• [Aim of the exercise]:
Each line in the material below, starting at the one with "Clone this chart in matplotlib." and ending at the one with "values = [32, 23, 26, 4, 6, 8]", is to be reproduced exactly; no picture is to be copied.

┌─ Task input

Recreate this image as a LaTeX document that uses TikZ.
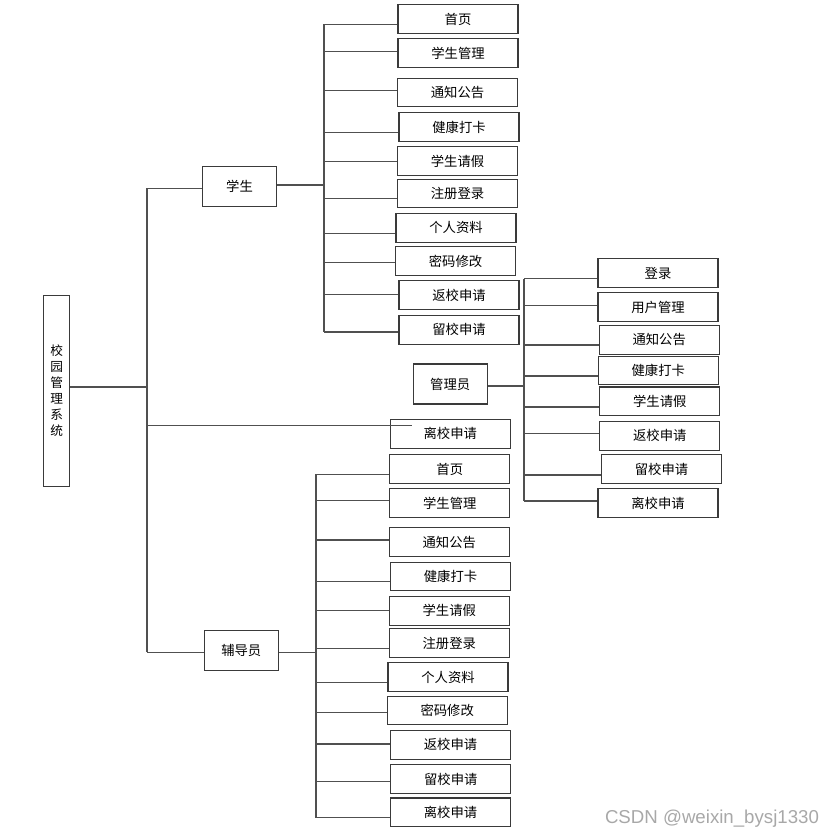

└─
┌─ Task input

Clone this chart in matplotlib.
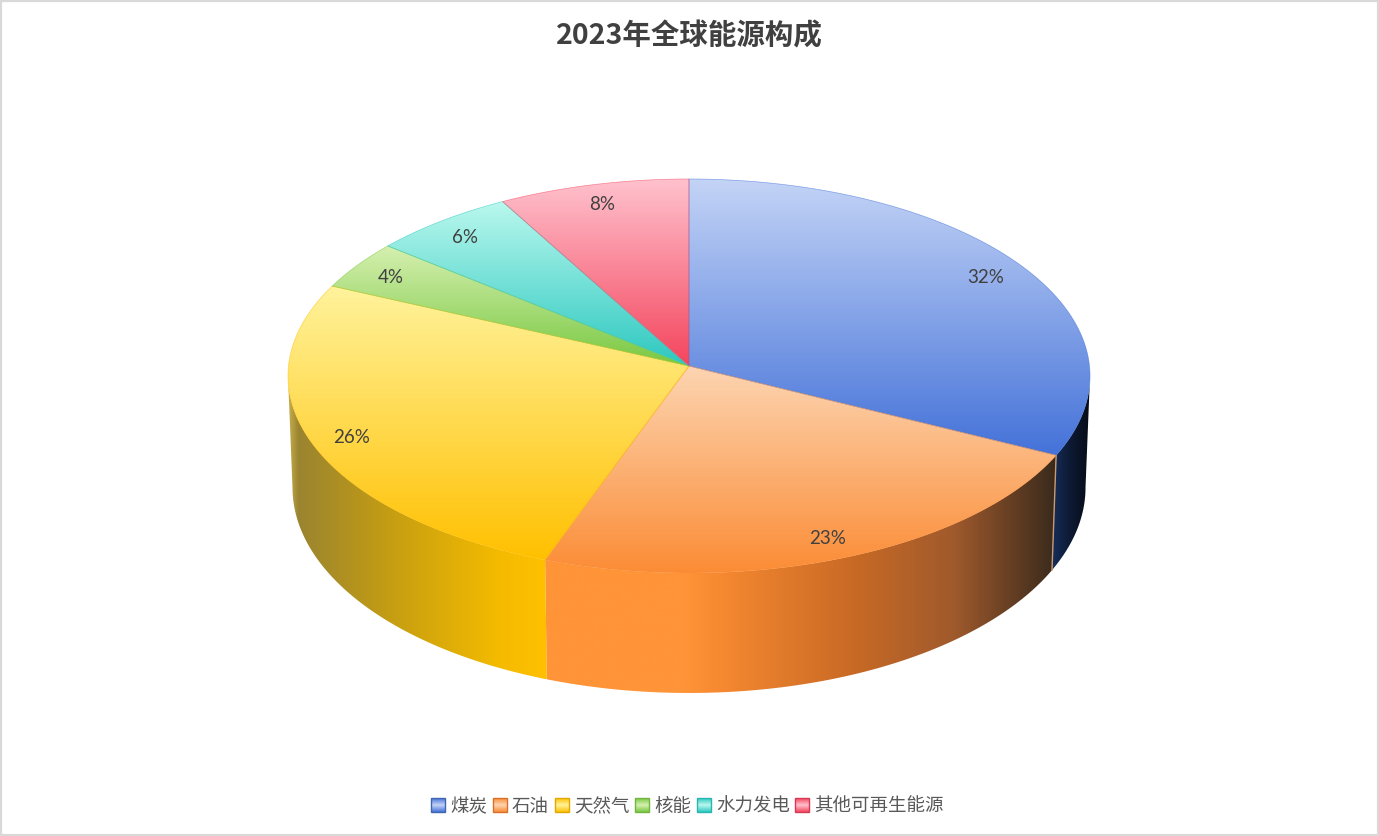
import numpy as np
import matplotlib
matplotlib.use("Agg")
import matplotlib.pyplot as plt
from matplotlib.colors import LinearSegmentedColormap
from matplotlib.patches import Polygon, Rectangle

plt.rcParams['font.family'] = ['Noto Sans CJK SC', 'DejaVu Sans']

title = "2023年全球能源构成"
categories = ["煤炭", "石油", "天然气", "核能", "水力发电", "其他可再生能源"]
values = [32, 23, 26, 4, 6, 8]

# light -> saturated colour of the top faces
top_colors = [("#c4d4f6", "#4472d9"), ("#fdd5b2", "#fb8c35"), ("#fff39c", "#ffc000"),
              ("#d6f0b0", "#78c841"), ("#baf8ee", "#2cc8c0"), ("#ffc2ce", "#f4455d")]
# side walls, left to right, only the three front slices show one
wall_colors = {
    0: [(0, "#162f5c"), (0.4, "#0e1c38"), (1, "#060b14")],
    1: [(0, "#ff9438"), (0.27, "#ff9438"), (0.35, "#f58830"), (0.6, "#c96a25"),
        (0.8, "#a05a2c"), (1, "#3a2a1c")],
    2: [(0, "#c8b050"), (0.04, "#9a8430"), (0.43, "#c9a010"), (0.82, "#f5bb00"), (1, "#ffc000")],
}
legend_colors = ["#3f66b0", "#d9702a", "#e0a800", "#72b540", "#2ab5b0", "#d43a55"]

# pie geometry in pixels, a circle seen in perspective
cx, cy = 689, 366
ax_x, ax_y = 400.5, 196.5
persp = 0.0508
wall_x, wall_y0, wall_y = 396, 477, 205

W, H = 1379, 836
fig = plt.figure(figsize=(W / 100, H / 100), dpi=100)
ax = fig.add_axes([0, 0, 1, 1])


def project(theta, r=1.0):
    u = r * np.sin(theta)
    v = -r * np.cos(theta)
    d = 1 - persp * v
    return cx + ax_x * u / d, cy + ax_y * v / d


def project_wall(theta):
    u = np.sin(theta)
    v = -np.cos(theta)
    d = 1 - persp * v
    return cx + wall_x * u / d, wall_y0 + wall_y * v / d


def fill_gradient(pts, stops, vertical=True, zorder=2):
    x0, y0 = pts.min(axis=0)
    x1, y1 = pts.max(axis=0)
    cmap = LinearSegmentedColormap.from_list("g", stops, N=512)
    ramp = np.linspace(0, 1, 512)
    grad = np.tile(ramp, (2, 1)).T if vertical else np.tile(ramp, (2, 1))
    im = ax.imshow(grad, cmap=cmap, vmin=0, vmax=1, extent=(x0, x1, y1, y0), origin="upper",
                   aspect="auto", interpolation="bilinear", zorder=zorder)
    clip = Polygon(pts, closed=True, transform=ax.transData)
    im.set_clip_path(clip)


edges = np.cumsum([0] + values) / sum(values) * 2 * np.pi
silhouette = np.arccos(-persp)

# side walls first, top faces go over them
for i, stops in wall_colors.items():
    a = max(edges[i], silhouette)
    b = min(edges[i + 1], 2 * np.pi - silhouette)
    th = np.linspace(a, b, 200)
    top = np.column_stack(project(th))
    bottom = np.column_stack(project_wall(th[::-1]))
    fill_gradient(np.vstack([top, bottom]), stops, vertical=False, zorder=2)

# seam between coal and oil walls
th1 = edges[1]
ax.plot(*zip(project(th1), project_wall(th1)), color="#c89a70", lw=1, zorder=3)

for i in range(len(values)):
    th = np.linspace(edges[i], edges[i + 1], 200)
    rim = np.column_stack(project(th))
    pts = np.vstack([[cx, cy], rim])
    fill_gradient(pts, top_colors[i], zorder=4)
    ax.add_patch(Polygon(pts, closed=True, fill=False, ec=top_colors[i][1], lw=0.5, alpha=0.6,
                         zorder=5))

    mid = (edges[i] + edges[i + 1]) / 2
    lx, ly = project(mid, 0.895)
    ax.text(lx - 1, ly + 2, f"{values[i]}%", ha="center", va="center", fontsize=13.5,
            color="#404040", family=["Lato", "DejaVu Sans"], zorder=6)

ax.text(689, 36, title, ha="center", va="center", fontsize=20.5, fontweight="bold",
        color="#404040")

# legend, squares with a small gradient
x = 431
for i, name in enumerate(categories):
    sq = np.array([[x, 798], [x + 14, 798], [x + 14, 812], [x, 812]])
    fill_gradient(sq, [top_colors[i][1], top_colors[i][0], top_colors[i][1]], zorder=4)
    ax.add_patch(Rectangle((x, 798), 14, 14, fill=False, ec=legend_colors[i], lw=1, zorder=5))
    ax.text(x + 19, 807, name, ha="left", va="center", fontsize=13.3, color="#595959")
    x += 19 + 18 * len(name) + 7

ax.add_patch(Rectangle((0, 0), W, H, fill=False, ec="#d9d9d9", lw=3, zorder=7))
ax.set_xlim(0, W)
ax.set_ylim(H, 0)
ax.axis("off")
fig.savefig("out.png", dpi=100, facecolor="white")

└─

• [Output of the task]:
Clone this chart in matplotlib.
import numpy as np
import matplotlib
matplotlib.use("Agg")
import matplotlib.pyplot as plt
from matplotlib.colors import LinearSegmentedColormap
from matplotlib.patches import Polygon, Rectangle

plt.rcParams['font.family'] = ['Noto Sans CJK SC', 'DejaVu Sans']

title = "2023年全球能源构成"
categories = ["煤炭", "石油", "天然气", "核能", "水力发电", "其他可再生能源"]
values = [32, 23, 26, 4, 6, 8]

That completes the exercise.